[What to produce]
Begin at the first line of the data and copy each line through the one containing "import matplotlib.patheffects as pe", that line included, with no pictures.

[Data extract]
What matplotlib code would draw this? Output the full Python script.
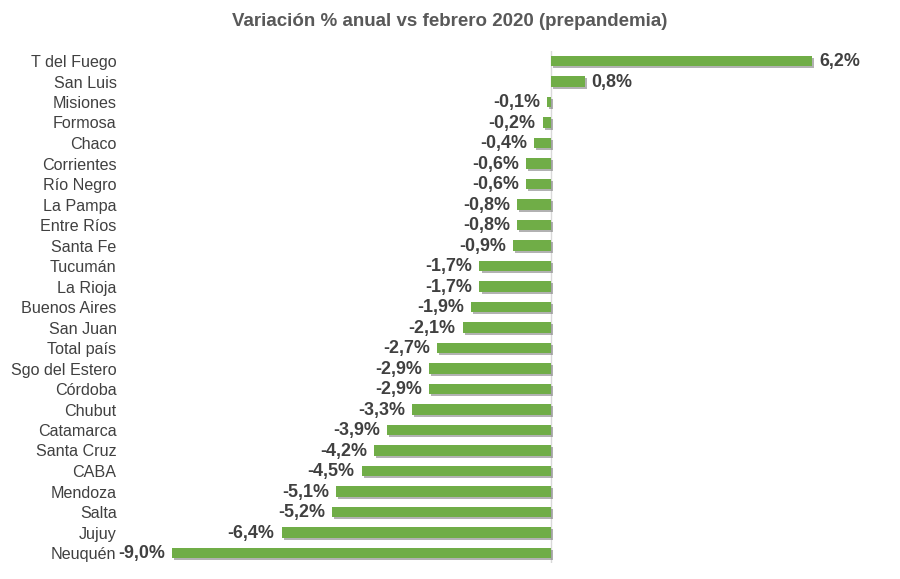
import matplotlib
matplotlib.use('Agg')
import matplotlib.pyplot as plt
import matplotlib.patheffects as pe

provincias = ["T del Fuego", "San Luis", "Misiones", "Formosa", "Chaco", "Corrientes",
              "Río Negro", "La Pampa", "Entre Ríos", "Santa Fe", "Tucumán", "La Rioja",
              "Buenos Aires", "San Juan", "Total país", "Sgo del Estero", "Córdoba",
              "Chubut", "Catamarca", "Santa Cruz", "CABA", "Mendoza", "Salta", "Jujuy",
              "Neuquén"]
variacion = [6.2, 0.8, -0.1, -0.2, -0.4, -0.6, -0.6, -0.8, -0.8, -0.9, -1.7, -1.7,
             -1.9, -2.1, -2.7, -2.9, -2.9, -3.3, -3.9, -4.2, -4.5, -5.1, -5.2, -6.4,
             -9.0]

plt.rcParams['font.family'] = ['Liberation Sans', 'DejaVu Sans']

fig = plt.figure(figsize=(9, 5.79), dpi=100)
# axes placed so that 0 lands at x=551px and rows span y=61..553px
ax = fig.add_axes([120/900, 1 - 563.25/579, 760/900, 512.5/579])

y = list(range(len(provincias)))
bars = ax.barh(y, variacion, height=0.52, color="#70AD47", zorder=3)
for b in bars:
    b.set_path_effects([pe.SimplePatchShadow(offset=(1.5, -1.5), shadow_rgbFace="#7f7f7f", alpha=0.6),
                        pe.Normal()])

ax.set_xlim(-(551 - 120) / 42.1, (880 - 551) / 42.1)
ax.set_ylim(len(provincias) - 0.5, -0.5)
ax.axvline(0, color="#d9d9d9", lw=1, zorder=2)

for yi, v in zip(y, variacion):
    txt = ("%.1f%%" % v).replace(".", ",")
    if v >= 0:
        ax.annotate(txt, (v, yi), xytext=(5, -0.5), textcoords="offset points",
                    ha="left", va="center", fontsize=12.9, fontweight="bold", color="#404040")
    else:
        ax.annotate(txt, (v, yi), xytext=(-5, -0.5), textcoords="offset points",
                    ha="right", va="center", fontsize=12.9, fontweight="bold", color="#404040")

ax.set_yticks(y)
ax.set_yticklabels(provincias, fontsize=11.6, color="#404040")
ax.tick_params(axis="y", length=0, pad=2.5)
ax.set_xticks([])
for s in ax.spines.values():
    s.set_visible(False)

fig.text(0.5, 1 - 22/579, "Variación % anual vs febrero 2020 (prepandemia)", ha="center", va="center",
         fontsize=13.5, fontweight="bold", color="#595959")

fig.savefig("out.png", dpi=100)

[Output of the exercise]
What matplotlib code would draw this? Output the full Python script.
import matplotlib
matplotlib.use('Agg')
import matplotlib.pyplot as plt
import matplotlib.patheffects as pe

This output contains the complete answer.